Possible suspension of permits, rather than the monetary fines, for serving minors
The commissioners had a lively discussion with the ATC prosecutor regarding whether the fines imposed for serving minors sufficiently deter bad actors. The issue of fines versus permit suspensions has been a topic of discussion in alcohol permitting circles as of late and the ATC made clear during the meeting that they support suspension as a penalty for serving minors in “egregious” situations. Specifically, Chairman Cook stated that he would “encourage” the prosecutor to use suspension for permittees who are repeat offenders (e.g., two or three violations in two to four years). Commissioners Grubb and Krauss voiced their support for the same and Commissioner Krauss suggested that the ATC may also need seek an increase in the limit of monetary penalties from the Indiana legislature so that the fines would actually serve as deterrents. The current maximum fine is $1,000 per violation.   

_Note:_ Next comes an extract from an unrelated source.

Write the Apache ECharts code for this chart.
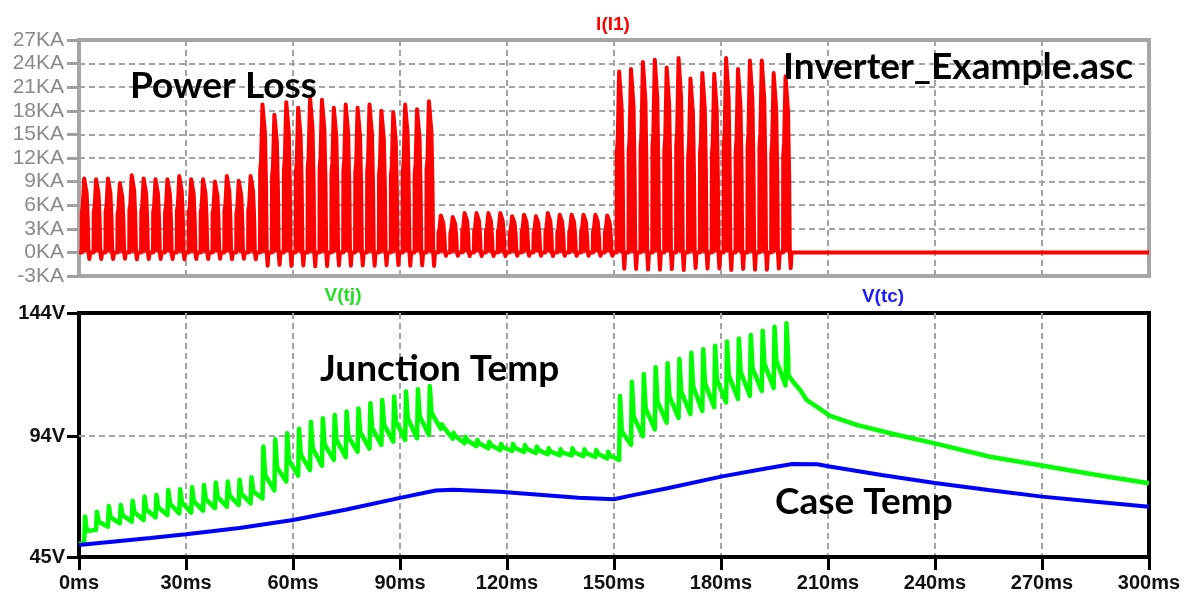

Make sure your address and contact information are up to date with the ATC
Several permittees have missed their escrow hearing dates due to their not receiving the notice letter from the ATC. The commissioners reiterated several times that the ATC will not be sympathetic to pleas that a permittee didn’t receive notice because the ATC sent it to an old address. Period. Hard stop. The ATC will use the address that is on the last-filed renewal or application. Make sure your current contact information is on file with the ATC.

MQ Filings
While not discussed in the ATC meeting, there have been ongoing discussions with excise and the ATC regarding whether a business should file a Manager’s Questionnaire (MQ) on file for every manager at a location or just the “general” manager. The question arose due to recently-issued violations for an employee who tells an excise officer that he/she is the “manager” on duty and he/she isn’t the manager listed on the MQ on file. It is common to list only the general manager on the MQ. One way to protect against such a violation is to train employees not to call themselves a “manager” unless they have an MQ on file. For example, if the manager with the MQ is not at the restaurant or store, then the employee in charge should tell the excise officer that they are “the supervisor” or “the employee in charge” but not the manager and explain when the manager will return. While not an air-tight defense, it provides some protection. Alternatively, businesses can file an MQ for every employee that might be a manager on any given shift. And regardless of the employee’s title, for restaurants (and package stores) they must have a valid ATC-issued server’s permit on their person while on shift.